Abstract: Integration of Affective and Behavioral Forms of Elder Respect (Society for Social Work and Research 14th Annual Conference: Social Work Research: A WORLD OF POSSIBILITIES)

35P Integration of Affective and Behavioral Forms of Elder Respect

Schedule:
Friday, January 15, 2010
* noted as presenting author
Bum Jung Kim, MSW , University of California, Los Angeles, Doctoral Student, Los Angeles, CA
Kyu-taik Sung, PhD , Center for Filial Piety Studies, Director, Seoul, South Korea
Background/Purpose: The issue of respect for the elderly has been gaining increased attention from gerontologists. The growing concern over the treatment of the elderly necessitates a critical review of elder respect among young people. Empirical data on elder respect, however, is extremely limited in the United States and studies of elder respect have dealt with it in an almost invariably abstract form. Hence, elder respect has been a concept too general to provide clear guidance for practice and research. We need to distinguish specific forms of respect that the young accord the elderly and develop categories to describe these forms.

Methods: In order to explore this issue, the present study uses both quantitative and qualitative methodology.
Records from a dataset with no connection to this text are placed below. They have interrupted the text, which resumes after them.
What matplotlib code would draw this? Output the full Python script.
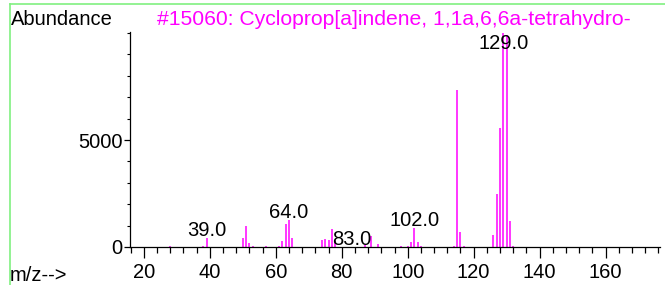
import matplotlib
matplotlib.use("Agg")
import matplotlib.pyplot as plt
from matplotlib.lines import Line2D
from matplotlib.ticker import MultipleLocator
import numpy as np

plt.rcParams['font.family'] = ['Liberation Sans', 'DejaVu Sans']

# peak list (m/z, abundance)
mz = [28, 38, 39, 50, 51, 52, 53, 57, 61, 62, 63, 64, 65, 74, 75, 76, 77, 78, 83,
      87, 89, 91, 98, 100, 101, 102, 103, 104, 114, 115, 116, 117,
      126, 127, 128, 129, 130, 131, 132]
abundance = [60, 70, 440, 420, 990, 200, 50, 40, 40, 260, 1060, 1280, 430, 340, 375, 310, 840, 280, 20,
             110, 520, 120, 50, 40, 230, 870, 230, 50, 50, 7320, 700, 40,
             545, 2460, 5545, 10000, 9900, 1215, 40]
labelled = [39, 64, 83, 102, 129]
title = "#15060: Cycloprop[a]indene, 1,1a,6,6a-tetrahydro-"

W, H = 665, 285
fig = plt.figure(figsize=(W / 100, H / 100), dpi=100)
ax = fig.add_axes([130 / W, 38 / H, 530 / W, 215 / H])

ax.vlines(mz, 0, abundance, color='#ff00ff', linewidth=1.1)

fs = 14.5
for m in labelled:
    val = abundance[mz.index(m)]
    ax.annotate(f"{m:.1f}", (m, min(val, 9150)), xytext=(0, 2), textcoords='offset pixels',
                ha='center', va='baseline', fontsize=fs, color='black')

ax.set_xlim(15.8, 176.5)
ax.set_ylim(0, 10050)
ax.xaxis.set_major_locator(MultipleLocator(20))
ax.xaxis.set_minor_locator(MultipleLocator(4))
ax.set_xticks(np.arange(20, 161, 20))
ax.set_yticks([0, 5000])
ax.yaxis.set_minor_locator(MultipleLocator(1000))

for s in ['top', 'right']:
    ax.spines[s].set_visible(False)
ax.spines['left'].set_linewidth(0.9)
ax.spines['bottom'].set_linewidth(0.9)
ax.tick_params(axis='x', which='major', direction='out', length=8, width=0.9, pad=3.5, labelsize=fs)
ax.tick_params(axis='x', which='minor', direction='out', length=4, width=0.9)
ax.tick_params(axis='y', which='major', direction='out', length=4, width=0.9, pad=1.5, labelsize=fs)
ax.tick_params(axis='y', which='minor', direction='out', length=2.5, width=0.8)

fig.text(11 / W, 1 - 25 / H, "Abundance", fontsize=fs, va='baseline', ha='left')
fig.text(157 / W, 1 - 25 / H, title, fontsize=15.2, va='baseline', ha='left', color='#ff00ff')
fig.text(10 / W, 1 - 281 / H, "m/z-->", fontsize=fs, va='baseline', ha='left')

# green frame on top and left edges
green = '#80f080'
fig.add_artist(Line2D([9.5 / W, 1], [1 - 3.5 / H, 1 - 3.5 / H], color=green, linewidth=1.2,
                      transform=fig.transFigure))
fig.add_artist(Line2D([9.5 / W, 9.5 / W], [0, 1 - 3.5 / H], color=green, linewidth=1.2,
                      transform=fig.transFigure))

fig.savefig("out.png", dpi=100)
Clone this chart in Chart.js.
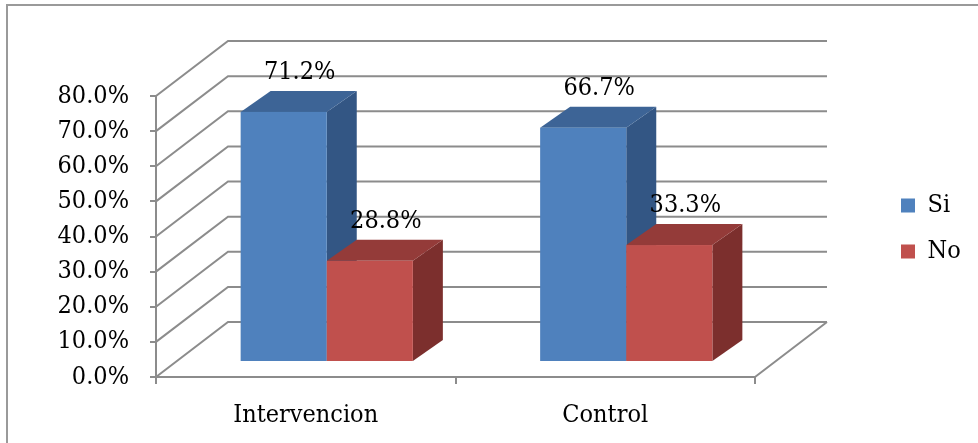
<!DOCTYPE html>
<html>
<head>
<meta charset="utf-8">
<script src="https://cdn.jsdelivr.net/npm/chart.js@4.4.1/dist/chart.umd.min.js"></script>
<style>
  html, body { margin: 0; padding: 0; background: #fff; }
  #wrap { width: 978px; height: 443px; }
</style>
</head>
<body>
<div id="wrap"><canvas id="myChart" width="978" height="443"></canvas></div>
<script>
const categories = ["Intervencion", "Control"];
const siValues = [71.2, 66.7];
const noValues = [28.8, 33.3];
const yTicks = [0, 10, 20, 30, 40, 50, 60, 70, 80];

const FONT = "'DejaVu Serif Condensed', 'Liberation Serif', serif";
const FSIZE = 25;
const GRID = "#8c8c8c";
// offsets used to fake the excel 3D look
const WALL = { dx: 72, dy: -55 };
const BAR_FRONT = { dx: 21, dy: -15 };
const BAR_DEPTH = { dx: 30, dy: -21 };

const shades = {
  Si: { front: "#4F81BD", top: "#3D6496", side: "#335684" },
  No: { front: "#C0504D", top: "#943B39", side: "#7C2F2D" },
};

function poly(c, pts, fill) {
  c.beginPath();
  c.moveTo(pts[0][0], pts[0][1]);
  for (let i = 1; i < pts.length; i++) c.lineTo(pts[i][0], pts[i][1]);
  c.closePath();
  c.fillStyle = fill;
  c.fill();
}

const box3d = {
  id: "box3d",
  beforeDraw(chart) {
    const c = chart.ctx;
    c.save();
    c.fillStyle = "#fff";
    c.fillRect(0, 0, chart.width, chart.height);
    c.strokeStyle = "#9a9a9a";
    c.lineWidth = 2;
    c.strokeRect(7, 5, chart.width + 20, chart.height + 20);
    c.restore();
  },
  afterLayout(chart) {
    // move legend to the right side, chart area keeps its size
    const lg = chart.legend;
    lg.left = 880;
    lg.right = lg.left + lg.width;
    lg.top = 172;
    lg.bottom = lg.top + 200;
  },
  beforeDatasetsDraw(chart) {
    const c = chart.ctx;
    const ys = chart.scales.y;
    const L = chart.chartArea.left, R = chart.chartArea.right;
    c.save();

    // back wall + side wall grid
    c.strokeStyle = GRID;
    c.lineWidth = 2;
    c.beginPath();
    yTicks.forEach((v) => {
      const py = ys.getPixelForValue(v);
      c.moveTo(L, py);
      c.lineTo(L + WALL.dx, py + WALL.dy);
      c.lineTo(R + WALL.dx, py + WALL.dy);
    });
    const p0 = ys.getPixelForValue(0);
    c.moveTo(R, p0);
    c.lineTo(R + WALL.dx, p0 + WALL.dy);
    c.stroke();

    // bars
    const labels = [];
    categories.forEach((_, i) => {
      chart.data.datasets.forEach((ds, d) => {
        const el = chart.getDatasetMeta(d).data[i];
        const { x, y, base, width } = el.getProps(["x", "y", "base", "width"], true);
        const sh = shades[ds.label];
        const l = x - width / 2 + BAR_FRONT.dx;
        const r = l + width;
        const t = y + BAR_FRONT.dy;
        const b = base + BAR_FRONT.dy;
        poly(c, [[r, t], [r + BAR_DEPTH.dx, t + BAR_DEPTH.dy], [r + BAR_DEPTH.dx, b + BAR_DEPTH.dy], [r, b]], sh.side);
        poly(c, [[l, t], [l + BAR_DEPTH.dx, t + BAR_DEPTH.dy], [r + BAR_DEPTH.dx, t + BAR_DEPTH.dy], [r, t]], sh.top);
        c.fillStyle = sh.front;
        c.fillRect(l, t, width, b - t);
        labels.push([ds.data[i].toFixed(1) + "%", x + BAR_FRONT.dx + 16, t + BAR_DEPTH.dy - 12]);
      });
    });

    c.fillStyle = "#000";
    c.font = FSIZE + "px " + FONT;
    c.textAlign = "center";
    c.textBaseline = "alphabetic";
    labels.forEach(([txt, lx, ly]) => c.fillText(txt, lx, ly));
    c.restore();
    return false;
  },
};

new Chart(document.getElementById("myChart"), {
  type: "bar",
  data: {
    labels: categories,
    datasets: [
      { label: "Si", data: siValues, backgroundColor: shades.Si.front },
      { label: "No", data: noValues, backgroundColor: shades.No.front },
    ],
  },
  options: {
    responsive: false,
    animation: false,
    layout: { padding: { top: 96, right: 223, bottom: 0, left: 0 } },
    datasets: { bar: { categoryPercentage: 0.575, barPercentage: 1 } },
    plugins: {
      legend: {
        position: "chartArea",
        align: "start",
        labels: {
          boxWidth: 14,
          boxHeight: 14,
          padding: 21,
          color: "#000",
          font: { family: FONT, size: FSIZE },
        },
      },
      tooltip: { enabled: false },
    },
    scales: {
      x: {
        grid: { drawOnChartArea: false, tickLength: 7, color: GRID, lineWidth: 2 },
        border: { color: GRID, width: 2 },
        ticks: { color: "#000", padding: 16, font: { family: FONT, size: FSIZE } },
        afterFit: (s) => { s.height = 66; },
      },
      y: {
        min: 0,
        max: 80,
        grid: { drawOnChartArea: false, tickLength: 6, color: GRID, lineWidth: 2 },
        border: { color: GRID, width: 2 },
        ticks: {
          stepSize: 10,
          padding: 21,
          color: "#000",
          font: { family: FONT, size: FSIZE },
          callback: (v) => v.toFixed(1) + "%",
        },
        afterFit: (s) => { s.width = 156; },
      },
    },
  },
  plugins: [box3d],
});
</script>
</body>
</html>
In the first phase, the study uses a questionnaire survey to explore the behavioral forms of elder respect that young adults most often practice. A survey was given to a sample comprised of two separate groups of students at universities selected purposively: one group of 261 at a large public university in the Midwest and another group of 260 at a large private university on the West Coast. For the second phase, face-to-face interviews were conducted to obtain narratives, anecdotes, and certain personal experiences explicating how elder respect is practiced in interaction with older adults. The authors conducted interviews with 61 subjects selected at random from the 521 subjects (30 and 31 at the Midwest University and at West Coast University respectively) who responded to the questionnaire (2-3 students from each classroom).

Results: Based on quantitative data from a survey of 521 college students, a set of 11 behavioral forms of elder respect was obtained. Out of these forms, the following six were identified as the most frequently practiced: 1) acquiescent respect; 2) care respect; 3) linguistic respect; 4) salutatory respect; 5) consulting respect; 6) presentational respect. Additionally, results of the interviews were summarized into two components: 1) narratives and anecdotes involving how the six forms of elder respect were practiced in the subjects' interaction with older adults, and 2) three influential factors central to develop elder respecting behavior (parents, grandparents, and other relatives).

Conclusions/Implications: This study specifies the various forms of elder respect that younger adults most often practiced and considered important, based on quantitative data that were not made available by previous studies. The set of the forms provides a tool with which we can discuss elder respect in a concrete and systematic way. Furthermore, the set will be useful in developing a more comprehensive typology of such behavioral forms that might be used to assess the quality of eldercare and the moral aspect of intergenerational relationships. Finally, the data from the narratives and verbatim data collected through interviews provide insight into the younger adults' perspectives on elder respect.